* **AIM OF THE EXERCISE**
Below is a listing; write it out exactly and drop any images from it.

---------- SUPPLIED DATA

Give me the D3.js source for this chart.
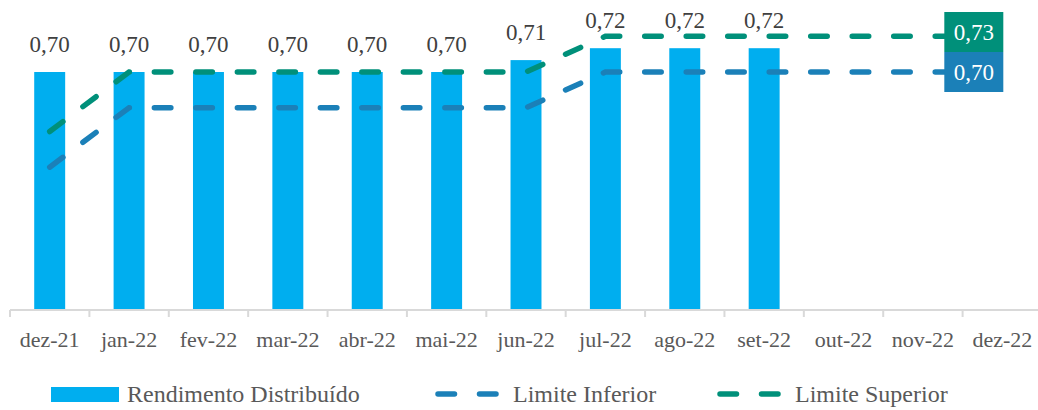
<!DOCTYPE html>
<html>
<head>
<meta charset="utf-8">
<script src="https://cdn.jsdelivr.net/npm/d3@7"></script>
<style>
  body { margin: 0; background: #fff; }
  svg text { font-family: "Palatino Linotype", "Book Antiqua", Palatino, "Liberation Serif", serif; }
</style>
</head>
<body>
<svg id="chart" width="1038" height="410"></svg>
<script>
const months = ['dez-21', 'jan-22', 'fev-22', 'mar-22', 'abr-22', 'mai-22', 'jun-22', 'jul-22', 'ago-22', 'set-22', 'out-22', 'nov-22', 'dez-22'];
const rendimento = [0.70, 0.70, 0.70, 0.70, 0.70, 0.70, 0.71, 0.72, 0.72, 0.72, null, null, null];
const limiteInferior = [0.62, 0.67, 0.67, 0.67, 0.67, 0.67, 0.67, 0.70, 0.70, 0.70, 0.70, 0.70, 0.70];
const limiteSuperior = [0.65, 0.70, 0.70, 0.70, 0.70, 0.70, 0.70, 0.73, 0.73, 0.73, 0.73, 0.73, 0.73];

const colors = { bar: '#00aeef', lower: '#1b80b8', upper: '#00907a' };

const svg = d3.select('#chart');
const fmt = v => v.toFixed(2).replace('.', ',');

const x = d3.scaleBand().domain(months).range([10, 1042]);
const y = d3.scaleLinear().domain([0.5, 0.75]).range([310, 12.5]);
const barWidth = x.bandwidth() * 0.39;
const cx = m => x(m) + x.bandwidth() / 2;

// bars
const barData = months.map((m, i) => ({ m, v: rendimento[i] })).filter(d => d.v != null);
svg.append('g').selectAll('rect').data(barData).enter().append('rect')
    .attr('x', d => cx(d.m) - barWidth / 2)
    .attr('y', d => y(d.v))
    .attr('width', barWidth)
    .attr('height', d => y.range()[0] - y(d.v))
    .attr('fill', colors.bar);

// axis
const axis = svg.append('g').attr('transform', 'translate(0,310)');
axis.append('line').attr('x1', 10).attr('x2', 1038).attr('stroke', '#d9d9d9').attr('stroke-width', 2);
axis.selectAll('line.tick').data(months).enter().append('line')
    .attr('class', 'tick')
    .attr('x1', d => x(d)).attr('x2', d => x(d))
    .attr('y1', 0).attr('y2', 7)
    .attr('stroke', '#d9d9d9').attr('stroke-width', 2);
axis.selectAll('text').data(months).enter().append('text')
    .attr('x', d => cx(d)).attr('y', 37)
    .attr('text-anchor', 'middle')
    .attr('font-size', 22)
    .attr('fill', '#595959')
    .text(d => d);

// dashed limit lines
const line = d3.line().x(d => cx(d.m)).y(d => y(d.v));
[[limiteInferior, colors.lower], [limiteSuperior, colors.upper]].forEach(([vals, col]) => {
    svg.append('path')
        .datum(months.map((m, i) => ({ m, v: vals[i] })))
        .attr('d', line)
        .attr('fill', 'none')
        .attr('stroke', col)
        .attr('stroke-width', 5.5)
        .attr('stroke-linecap', 'round')
        .attr('stroke-dasharray', '16.5,25');
});

// bar value labels
svg.append('g').selectAll('text').data(barData).enter().append('text')
    .attr('x', d => cx(d.m))
    .attr('y', d => y(d.v) - 20)
    .attr('text-anchor', 'middle')
    .attr('font-size', 23)
    .attr('fill', '#404040')
    .text(d => fmt(d.v));

// end labels in boxes
const last = months[months.length - 1];
const boxW = 59, boxH = 40;
const lowV = limiteInferior[limiteInferior.length - 1];
const upV = limiteSuperior[limiteSuperior.length - 1];
const lowTop = y(lowV) - boxH / 2;
[[lowV, colors.lower, lowTop], [upV, colors.upper, lowTop - boxH]].forEach(([v, col, top]) => {
    const bx = cx(last) + 1 - boxW;
    svg.append('rect').attr('x', bx).attr('y', top).attr('width', boxW).attr('height', boxH).attr('fill', col);
    svg.append('text')
        .attr('x', bx + boxW / 2).attr('y', top + 28)
        .attr('text-anchor', 'middle')
        .attr('font-size', 23)
        .attr('fill', '#fff')
        .text(fmt(v));
});

// legend
const legend = svg.append('g');
legend.append('rect').attr('x', 51).attr('y', 387).attr('width', 68).attr('height', 15).attr('fill', colors.bar);
legend.append('text').attr('x', 127).attr('y', 402).attr('font-size', 24).attr('fill', '#595959').text('Rendimento Distribuído');
[[435, 513, colors.lower, 'Limite Inferior'], [717, 795, colors.upper, 'Limite Superior']].forEach(([sx, tx, col, label]) => {
    legend.append('line')
        .attr('x1', sx + 3).attr('x2', sx + 62).attr('y1', 394).attr('y2', 394)
        .attr('stroke', col).attr('stroke-width', 5.5)
        .attr('stroke-linecap', 'round').attr('stroke-dasharray', '16.5,25');
    legend.append('text').attr('x', tx).attr('y', 402).attr('font-size', 24).attr('fill', '#595959').text(label);
});
</script>
</body>
</html>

--------------------

* **SOLUTION TO THIS TASK**
Give me the D3.js source for this chart.
<!DOCTYPE html>
<html>
<head>
<meta charset="utf-8">
<script src="https://cdn.jsdelivr.net/npm/d3@7"></script>
<style>
  body { margin: 0; background: #fff; }
  svg text { font-family: "Palatino Linotype", "Book Antiqua", Palatino, "Liberation Serif", serif; }
</style>
</head>
<body>
<svg id="chart" width="1038" height="410"></svg>
<script>
const months = ['dez-21', 'jan-22', 'fev-22', 'mar-22', 'abr-22', 'mai-22', 'jun-22', 'jul-22', 'ago-22', 'set-22', 'out-22', 'nov-22', 'dez-22'];
const rendimento = [0.70, 0.70, 0.70, 0.70, 0.70, 0.70, 0.71, 0.72, 0.72, 0.72, null, null, null];
const limiteInferior = [0.62, 0.67, 0.67, 0.67, 0.67, 0.67, 0.67, 0.70, 0.70, 0.70, 0.70, 0.70, 0.70];
const limiteSuperior = [0.65, 0.70, 0.70, 0.70, 0.70, 0.70, 0.70, 0.73, 0.73, 0.73, 0.73, 0.73, 0.73];

const colors = { bar: '#00aeef', lower: '#1b80b8', upper: '#00907a' };

const svg = d3.select('#chart');
const fmt = v => v.toFixed(2).replace('.', ',');

const x = d3.scaleBand().domain(months).range([10, 1042]);
const y = d3.scaleLinear().domain([0.5, 0.75]).range([310, 12.5]);
const barWidth = x.bandwidth() * 0.39;
const cx = m => x(m) + x.bandwidth() / 2;

// bars
const barData = months.map((m, i) => ({ m, v: rendimento[i] })).filter(d => d.v != null);
svg.append('g').selectAll('rect').data(barData).enter().append('rect')
    .attr('x', d => cx(d.m) - barWidth / 2)
    .attr('y', d => y(d.v))
    .attr('width', barWidth)
    .attr('height', d => y.range()[0] - y(d.v))
    .attr('fill', colors.bar);

// axis
const axis = svg.append('g').attr('transform', 'translate(0,310)');
axis.append('line').attr('x1', 10).attr('x2', 1038).attr('stroke', '#d9d9d9').attr('stroke-width', 2);
axis.selectAll('line.tick').data(months).enter().append('line')
    .attr('class', 'tick')
    .attr('x1', d => x(d)).attr('x2', d => x(d))
    .attr('y1', 0).attr('y2', 7)
    .attr('stroke', '#d9d9d9').attr('stroke-width', 2);
axis.selectAll('text').data(months).enter().append('text')
    .attr('x', d => cx(d)).attr('y', 37)
    .attr('text-anchor', 'middle')
    .attr('font-size', 22)
    .attr('fill', '#595959')
    .text(d => d);

// dashed limit lines
const line = d3.line().x(d => cx(d.m)).y(d => y(d.v));
[[limiteInferior, colors.lower], [limiteSuperior, colors.upper]].forEach(([vals, col]) => {
    svg.append('path')
        .datum(months.map((m, i) => ({ m, v: vals[i] })))
        .attr('d', line)
        .attr('fill', 'none')
        .attr('stroke', col)
        .attr('stroke-width', 5.5)
        .attr('stroke-linecap', 'round')
        .attr('stroke-dasharray', '16.5,25');
});

// bar value labels
svg.append('g').selectAll('text').data(barData).enter().append('text')
    .attr('x', d => cx(d.m))
    .attr('y', d => y(d.v) - 20)
    .attr('text-anchor', 'middle')
    .attr('font-size', 23)
    .attr('fill', '#404040')
    .text(d => fmt(d.v));

// end labels in boxes
const last = months[months.length - 1];
const boxW = 59, boxH = 40;
const lowV = limiteInferior[limiteInferior.length - 1];
const upV = limiteSuperior[limiteSuperior.length - 1];
const lowTop = y(lowV) - boxH / 2;
[[lowV, colors.lower, lowTop], [upV, colors.upper, lowTop - boxH]].forEach(([v, col, top]) => {
    const bx = cx(last) + 1 - boxW;
    svg.append('rect').attr('x', bx).attr('y', top).attr('width', boxW).attr('height', boxH).attr('fill', col);
    svg.append('text')
        .attr('x', bx + boxW / 2).attr('y', top + 28)
        .attr('text-anchor', 'middle')
        .attr('font-size', 23)
        .attr('fill', '#fff')
        .text(fmt(v));
});

// legend
const legend = svg.append('g');
legend.append('rect').attr('x', 51).attr('y', 387).attr('width', 68).attr('height', 15).attr('fill', colors.bar);
legend.append('text').attr('x', 127).attr('y', 402).attr('font-size', 24).attr('fill', '#595959').text('Rendimento Distribuído');
[[435, 513, colors.lower, 'Limite Inferior'], [717, 795, colors.upper, 'Limite Superior']].forEach(([sx, tx, col, label]) => {
    legend.append('line')
        .attr('x1', sx + 3).attr('x2', sx + 62).attr('y1', 394).attr('y2', 394)
        .attr('stroke', col).attr('stroke-width', 5.5)
        .attr('stroke-linecap', 'round').attr('stroke-dasharray', '16.5,25');
    legend.append('text').attr('x', tx).attr('y', 402).attr('font-size', 24).attr('fill', '#595959').text(label);
});
</script>
</body>
</html>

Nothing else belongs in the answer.